*SOURCE MATERIAL*.
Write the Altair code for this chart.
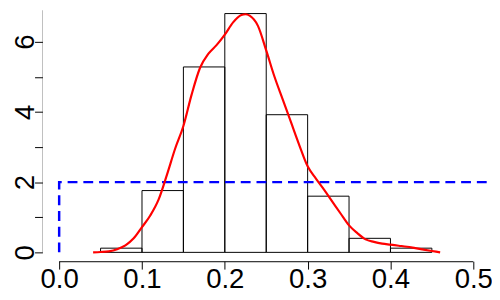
import altair as alt
import pandas as pd

# Histogram (density scale), bin width 0.05
bin_left = [0.05, 0.10, 0.15, 0.20, 0.25, 0.30, 0.35, 0.40]
bin_right = [0.10, 0.15, 0.20, 0.25, 0.30, 0.35, 0.40, 0.45]
density = [0.12, 1.76, 5.28, 6.80, 3.92, 1.60, 0.40, 0.12]

# Kernel density estimate (red curve)
kde_x = [0.041, 0.05, 0.06, 0.07, 0.08, 0.09, 0.10, 0.11, 0.12, 0.13, 0.14,
         0.15, 0.16, 0.17, 0.18, 0.19, 0.20, 0.21, 0.22, 0.225, 0.23, 0.24,
         0.25, 0.26, 0.27, 0.28, 0.29, 0.30, 0.31, 0.32, 0.33, 0.34, 0.35,
         0.36, 0.37, 0.38, 0.39, 0.40, 0.41, 0.42, 0.43, 0.44, 0.45, 0.46]
kde_y = [0.0, 0.01, 0.03, 0.09, 0.20, 0.40, 0.72, 1.05, 1.50, 2.20, 2.95,
         3.60, 4.50, 5.25, 5.65, 5.90, 6.20, 6.55, 6.76, 6.78, 6.74, 6.45,
         5.75, 5.00, 4.35, 3.70, 3.05, 2.45, 2.10, 1.78, 1.44, 1.10, 0.77,
         0.55, 0.37, 0.30, 0.25, 0.22, 0.19, 0.16, 0.12, 0.08, 0.04, 0.0]

# Uniform density (blue dashed)
unif_x = [0.0, 0.0, 0.6]
unif_y = [0.0, 2.0, 2.0]

x_ticks = [0.0, 0.1, 0.2, 0.3, 0.4, 0.5]
y_ticks = [0, 1, 2, 3, 4, 5, 6, 7]

hist_df = pd.DataFrame({"x": bin_left, "x2": bin_right, "d": density, "zero": [0.0] * len(density)})
kde_df = pd.DataFrame({"x": kde_x, "y": kde_y, "i": list(range(len(kde_x)))})
unif_df = pd.DataFrame({"x": unif_x, "y": unif_y, "i": list(range(len(unif_x)))})
xaxis_df = pd.DataFrame({"a": [x_ticks[0]], "b": [x_ticks[-1]]})
yaxis_df = pd.DataFrame({"a": [y_ticks[0]], "b": [y_ticks[-1]]})

W, H = 457, 255
xs = alt.Scale(domain=[-0.0202, 0.5226], nice=False, zero=False)
ys = alt.Scale(domain=[-0.2521, 6.8908], nice=False, zero=False)

x_axis = alt.Axis(values=x_ticks, format=".1f", title=None, domain=False, grid=False,
                  tickSize=8, tickColor="black", labelFont="Liberation Sans",
                  labelFontSize=28, labelColor="black", labelBaseline="alphabetic",
                  labelAlign="center", labelPadding=19, labelFlush=False,
                  labelOverlap=False, labelBound=False)
y_axis = alt.Axis(values=y_ticks, format="d", title=None, domain=False, grid=False,
                  tickSize=8, tickColor="black", labelFont="Liberation Sans",
                  labelFontSize=28, labelColor="black", labelAngle=270,
                  labelAlign="center", labelBaseline="alphabetic", labelPadding=1,
                  labelFlush=False, labelOverlap=False, labelBound=False,
                  labelExpr="datum.value % 2 == 0 ? datum.label : ''")

bars = alt.Chart(hist_df).mark_bar(fill="white", fillOpacity=0, stroke="black",
                                   strokeWidth=1).encode(
    x=alt.X("x:Q", scale=xs, axis=x_axis),
    x2="x2:Q",
    y=alt.Y("d:Q", scale=ys, axis=y_axis),
    y2="zero:Q",
)

unif = alt.Chart(unif_df).mark_line(color="#0000FF", strokeWidth=2.5,
                                    strokeDash=[10, 6], clip=True).encode(
    x=alt.X("x:Q", scale=xs),
    y=alt.Y("y:Q", scale=ys),
    order="i:Q",
)

kde = alt.Chart(kde_df).mark_line(color="#FF0000", strokeWidth=2.2,
                                  interpolate="monotone").encode(
    x=alt.X("x:Q", scale=xs),
    y=alt.Y("y:Q", scale=ys),
    order="i:Q",
)

xline = alt.Chart(xaxis_df).mark_rule(color="black", strokeWidth=1).encode(
    x=alt.X("a:Q", scale=xs), x2="b:Q", y=alt.value(H + 0.5))
yline = alt.Chart(yaxis_df).mark_rule(color="black", strokeWidth=1, clip=True).encode(
    y=alt.Y("a:Q", scale=ys), y2="b:Q", x=alt.value(-0.5))

chart = alt.layer(bars, unif, kde, xline, yline).properties(
    width=W, height=H,
    autosize=alt.AutoSizeParams(type="none"),
    padding={"left": 35, "top": 0, "right": 0, "bottom": 37},
    background="white",
).configure_view(stroke=None)

chart.save("out.html", embed_options={"renderer": "svg", "actions": False})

*WHAT IS ASKED*. Without including any pictures, print all of the material exactly as given.

*SOLUTION FOR THIS PROBLEM*.
Write the Altair code for this chart.
import altair as alt
import pandas as pd

# Histogram (density scale), bin width 0.05
bin_left = [0.05, 0.10, 0.15, 0.20, 0.25, 0.30, 0.35, 0.40]
bin_right = [0.10, 0.15, 0.20, 0.25, 0.30, 0.35, 0.40, 0.45]
density = [0.12, 1.76, 5.28, 6.80, 3.92, 1.60, 0.40, 0.12]

# Kernel density estimate (red curve)
kde_x = [0.041, 0.05, 0.06, 0.07, 0.08, 0.09, 0.10, 0.11, 0.12, 0.13, 0.14,
         0.15, 0.16, 0.17, 0.18, 0.19, 0.20, 0.21, 0.22, 0.225, 0.23, 0.24,
         0.25, 0.26, 0.27, 0.28, 0.29, 0.30, 0.31, 0.32, 0.33, 0.34, 0.35,
         0.36, 0.37, 0.38, 0.39, 0.40, 0.41, 0.42, 0.43, 0.44, 0.45, 0.46]
kde_y = [0.0, 0.01, 0.03, 0.09, 0.20, 0.40, 0.72, 1.05, 1.50, 2.20, 2.95,
         3.60, 4.50, 5.25, 5.65, 5.90, 6.20, 6.55, 6.76, 6.78, 6.74, 6.45,
         5.75, 5.00, 4.35, 3.70, 3.05, 2.45, 2.10, 1.78, 1.44, 1.10, 0.77,
         0.55, 0.37, 0.30, 0.25, 0.22, 0.19, 0.16, 0.12, 0.08, 0.04, 0.0]

# Uniform density (blue dashed)
unif_x = [0.0, 0.0, 0.6]
unif_y = [0.0, 2.0, 2.0]

x_ticks = [0.0, 0.1, 0.2, 0.3, 0.4, 0.5]
y_ticks = [0, 1, 2, 3, 4, 5, 6, 7]

hist_df = pd.DataFrame({"x": bin_left, "x2": bin_right, "d": density, "zero": [0.0] * len(density)})
kde_df = pd.DataFrame({"x": kde_x, "y": kde_y, "i": list(range(len(kde_x)))})
unif_df = pd.DataFrame({"x": unif_x, "y": unif_y, "i": list(range(len(unif_x)))})
xaxis_df = pd.DataFrame({"a": [x_ticks[0]], "b": [x_ticks[-1]]})
yaxis_df = pd.DataFrame({"a": [y_ticks[0]], "b": [y_ticks[-1]]})

W, H = 457, 255
xs = alt.Scale(domain=[-0.0202, 0.5226], nice=False, zero=False)
ys = alt.Scale(domain=[-0.2521, 6.8908], nice=False, zero=False)

x_axis = alt.Axis(values=x_ticks, format=".1f", title=None, domain=False, grid=False,
                  tickSize=8, tickColor="black", labelFont="Liberation Sans",
                  labelFontSize=28, labelColor="black", labelBaseline="alphabetic",
                  labelAlign="center", labelPadding=19, labelFlush=False,
                  labelOverlap=False, labelBound=False)
y_axis = alt.Axis(values=y_ticks, format="d", title=None, domain=False, grid=False,
                  tickSize=8, tickColor="black", labelFont="Liberation Sans",
                  labelFontSize=28, labelColor="black", labelAngle=270,
                  labelAlign="center", labelBaseline="alphabetic", labelPadding=1,
                  labelFlush=False, labelOverlap=False, labelBound=False,
                  labelExpr="datum.value % 2 == 0 ? datum.label : ''")

bars = alt.Chart(hist_df).mark_bar(fill="white", fillOpacity=0, stroke="black",
                                   strokeWidth=1).encode(
    x=alt.X("x:Q", scale=xs, axis=x_axis),
    x2="x2:Q",
    y=alt.Y("d:Q", scale=ys, axis=y_axis),
    y2="zero:Q",
)

unif = alt.Chart(unif_df).mark_line(color="#0000FF", strokeWidth=2.5,
                                    strokeDash=[10, 6], clip=True).encode(
    x=alt.X("x:Q", scale=xs),
    y=alt.Y("y:Q", scale=ys),
    order="i:Q",
)

kde = alt.Chart(kde_df).mark_line(color="#FF0000", strokeWidth=2.2,
                                  interpolate="monotone").encode(
    x=alt.X("x:Q", scale=xs),
    y=alt.Y("y:Q", scale=ys),
    order="i:Q",
)

xline = alt.Chart(xaxis_df).mark_rule(color="black", strokeWidth=1).encode(
    x=alt.X("a:Q", scale=xs), x2="b:Q", y=alt.value(H + 0.5))
yline = alt.Chart(yaxis_df).mark_rule(color="black", strokeWidth=1, clip=True).encode(
    y=alt.Y("a:Q", scale=ys), y2="b:Q", x=alt.value(-0.5))

chart = alt.layer(bars, unif, kde, xline, yline).properties(
    width=W, height=H,
    autosize=alt.AutoSizeParams(type="none"),
    padding={"left": 35, "top": 0, "right": 0, "bottom": 37},
    background="white",
).configure_view(stroke=None)

chart.save("out.html", embed_options={"renderer": "svg", "actions": False})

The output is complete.